In response to these and similar actions, the Trump Administration activated National Guard units to aid ICE agents. Most of what they have done is control the entrances and exits to ICE facilities, much as they have been stationed at train stations and monuments in Washington in assistance of the police there.
The Supreme Court is currently considering a case from Illinois where the state is suing the federal government over the use of National Guard soldiers in Chicago. This will not be an easy call. The courts have usually been very deferential to the Executive branch in deciding what requires extraordinary measures. Executive powers are vested in an individual rather than a group precisely so that decisions can be made quickly and without excessive deliberation. (The ongoing government shutdown is a case in point.) The Judicial branch has not wanted to second guess the Executive for doing what it is supposed to do.
Of course, all of this is more pressing when the President has access to a standing army.
Venezuelan Boats
The US Navy is currently engaged in military action against small boats that it tracks leaving Venezuelan ports and heading to American waters. That means blowing them up.
Many people are upset about this because there is no due process to prove that the boats in question are running drugs. There is no trial. They could be innocent, high-speed fishermen and are simply blown out of the water and killed. Very few people on the planet have the kind of power an American president does.
But presidents have always had this power. Thomas Jefferson did not have Congressional approval when he sent the USS Enterprise and three other ships to protect American ships from pirates sailing out of Tripoli, with clear orders to sink any that threatened them. Pres. Obama did much the same, back again to Tripoli, in 2011. He acted on his own and without authorization from Congress. There have been many cases of presidents doing this.
A Standing Army
The Anti-Federalists were not wrong to worry about establishing a standing army. A militia is much more in keeping with the ideals of republicanism. There are many wars in the history of this country that would most likely have been avoided without an army. But one of those is the Civil War. If Abraham Lincoln did not have a standing army, despite how useless Gen. McClellan was, the country would not be what it is today.
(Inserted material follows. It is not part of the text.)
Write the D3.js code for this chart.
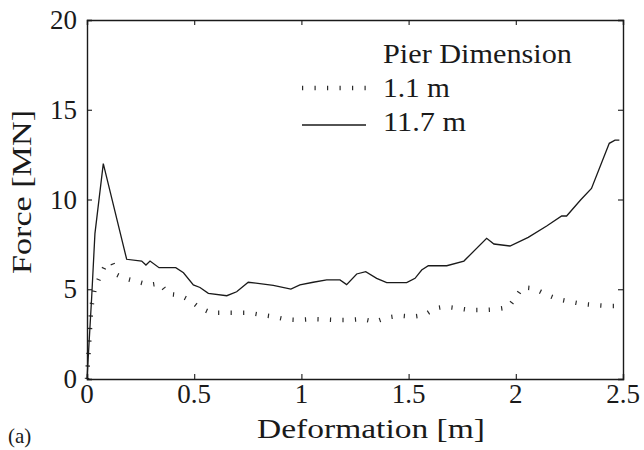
<!DOCTYPE html>
<html>
<head>
<meta charset="utf-8">
<script src="https://cdn.jsdelivr.net/npm/d3@7"></script>
<style>
  html, body { margin: 0; padding: 0; background: #fff; }
  svg { display: block; }
  text { font-family: "Liberation Serif", "Times New Roman", serif; fill: #1a1a1a; }
</style>
</head>
<body>
<svg id="chart" width="644" height="450"></svg>
<script>
// Force–deformation curves for two pier dimensions
const seriesNames = ["1.1 m", "11.7 m"];

const deform11 = [0, 0.01, 0.02, 0.037, 0.06, 0.084, 0.117, 0.14, 0.172, 0.235,
  0.29, 0.34, 0.379, 0.429, 0.477, 0.522, 0.577, 0.636, 0.695, 0.756,
  0.813, 0.872, 0.928, 0.989, 1.048, 1.107, 1.165, 1.227, 1.284, 1.343,
  1.402, 1.46, 1.517, 1.576, 1.623, 1.67, 1.729, 1.787, 1.846, 1.906,
  1.965, 1.999, 2.032, 2.085, 2.139, 2.193, 2.253, 2.31, 2.369, 2.428, 2.477];
const force11 = [0, 2.0, 4.0, 5.07, 5.7, 6.3, 6.5, 5.8, 5.62, 5.42,
  5.24, 5.33, 4.74, 4.68, 4.4, 3.99, 3.69, 3.69, 3.69, 3.69,
  3.57, 3.47, 3.32, 3.29, 3.34, 3.32, 3.29, 3.29, 3.34, 3.19,
  3.43, 3.53, 3.47, 3.57, 3.94, 4.03, 3.94, 3.84, 3.84, 3.88,
  3.99, 4.55, 5.11, 5.05, 4.72, 4.46, 4.31, 4.18, 4.12, 4.07, 4.07];

const deform117 = [0, 0.022, 0.037, 0.076, 0.185, 0.255, 0.275, 0.294, 0.336, 0.414,
  0.45, 0.496, 0.527, 0.566, 0.652, 0.698, 0.752, 0.869, 0.951, 0.993,
  1.055, 1.118, 1.18, 1.211, 1.258, 1.3, 1.351, 1.398, 1.491, 1.53,
  1.561, 1.592, 1.678, 1.758, 1.864, 1.898, 1.973, 2.058, 2.144, 2.214,
  2.237, 2.302, 2.353, 2.436, 2.463, 2.483];
const force117 = [0, 4.6, 8.1, 12.0, 6.67, 6.57, 6.35, 6.57, 6.2, 6.2,
  5.92, 5.24, 5.1, 4.77, 4.64, 4.86, 5.39, 5.22, 5.01, 5.24,
  5.39, 5.52, 5.52, 5.26, 5.85, 5.98, 5.61, 5.37, 5.37, 5.61,
  6.07, 6.31, 6.31, 6.57, 7.84, 7.52, 7.41, 7.89, 8.52, 9.08,
  9.08, 9.97, 10.62, 13.13, 13.31, 13.31];

const xTicks = [0, 0.5, 1, 1.5, 2, 2.5];
const yTicks = [0, 5, 10, 15, 20];
const xTickLabels = ["0", "0.5", "1", "1.5", "2", "2.5"];
const yTickLabels = ["0", "5", "10", "15", "20"];

const svg = d3.select("#chart");
const W = 644, H = 450;
const margin = { left: 87, right: 21, top: 20, bottom: 71 };
const pw = W - margin.left - margin.right;
const ph = H - margin.top - margin.bottom;

const x = d3.scaleLinear().domain([0, 2.5]).range([margin.left, margin.left + pw]);
const y = d3.scaleLinear().domain([0, 20]).range([margin.top + ph, margin.top]);

const ink = "#1a1a1a";
const fs = 27;

// widen glyph runs to a roman text face's proportions
const widen = (sel, w) => sel.attr("textLength", w).attr("lengthAdjust", "spacingAndGlyphs");

// Curves
const line = d3.line().x(d => x(d[0])).y(d => y(d[1]));
const dotted = d3.zip(deform11, force11);
const solid = d3.zip(deform117, force117);

// dotted style: thin dashes drawn with a wide stroke give short cross-marks
const dotStyle = sel => sel
  .attr("fill", "none").attr("stroke", "#2a2a2a")
  .attr("stroke-width", 4.5).attr("stroke-dasharray", "1.2,11.3");

svg.append("path").datum(dotted).attr("d", line).call(dotStyle);
svg.append("path").datum(solid).attr("d", line)
  .attr("fill", "none").attr("stroke", ink).attr("stroke-width", 1.3)
  .attr("stroke-linejoin", "miter");

// Axes box with inward ticks on all sides
const tickLen = 5;
const axisG = svg.append("g");
const axB = d3.axisBottom(x).tickValues(xTicks).tickSize(-tickLen).tickFormat("");
const axT = d3.axisTop(x).tickValues(xTicks).tickSize(-tickLen).tickFormat("");
const axL = d3.axisLeft(y).tickValues(yTicks).tickSize(-tickLen).tickFormat("");
const axR = d3.axisRight(y).tickValues(yTicks).tickSize(-tickLen).tickFormat("");
axisG.append("g").attr("transform", `translate(0,${y(0)})`).call(axB);
axisG.append("g").attr("transform", `translate(0,${y(20)})`).call(axT);
axisG.append("g").attr("transform", `translate(${x(0)},0)`).call(axL);
axisG.append("g").attr("transform", `translate(${x(2.5)},0)`).call(axR);
axisG.selectAll(".domain").attr("stroke", ink).attr("stroke-width", 1.4);
axisG.selectAll(".tick line").attr("stroke", ink).attr("stroke-width", 1.1);

// Tick labels
svg.append("g").selectAll("text").data(xTicks).join("text")
  .attr("x", d => x(d)).attr("y", y(0) + 24)
  .attr("text-anchor", "middle").attr("font-size", fs)
  .text((d, i) => xTickLabels[i]);
svg.append("g").selectAll("text").data(yTicks).join("text")
  .attr("x", x(0) - 10).attr("y", d => y(d) + 9)
  .attr("text-anchor", "end").attr("font-size", fs)
  .text((d, i) => yTickLabels[i]);

// Axis titles
svg.append("text").attr("x", 371).attr("y", 438)
  .attr("text-anchor", "middle").attr("font-size", fs)
  .text("Deformation [m]").call(widen, 228);
svg.append("text").attr("transform", `translate(31,${192}) rotate(-90)`)
  .attr("text-anchor", "middle").attr("font-size", fs)
  .text("Force [MN]").call(widen, 164);
svg.append("text").attr("x", 8).attr("y", 443)
  .attr("font-size", 21).text("(a)");

// Legend
const lg = svg.append("g");
lg.append("text").attr("x", 383).attr("y", 63).attr("font-size", fs)
  .text("Pier Dimension").call(widen, 189);
lg.append("text").attr("x", 383).attr("y", 97).attr("font-size", fs)
  .text(seriesNames[0]).call(widen, 67);
lg.append("text").attr("x", 383).attr("y", 131).attr("font-size", fs)
  .text(seriesNames[1]).call(widen, 83);
lg.append("path").datum([[302, 88], [366, 88]]).attr("d", d3.line()).call(dotStyle);
lg.append("path").datum([[302, 125], [366, 125]]).attr("d", d3.line())
  .attr("fill", "none").attr("stroke", ink).attr("stroke-width", 1.3);
</script>
</body>
</html>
It is hard to imagine how a modern state could exist without a standing army. This does not mean, however, that we can dismiss the dangers inherent in military power. Whether you approve or disapprove of Pres. Trump’s policies in regards to the National Guard or the US Navy, one should always be concerned when such awesome powers are used.
We must also consider what, if any, alternative there might be to a unitary executive. George Mason of Virginia suggested a committee of six members to serve as the Executive branch. Would the history of this country be better with this structure? Decisions would still be made by fallen men. A committee of presidents might have made different decisions, but so would different individual presidents.
Brutus was right to warn against standing armies, but the actions of his eponymous predecessor did not save the Roman Republic. Unintended consequences are a fact, if not quite a rule, in politics.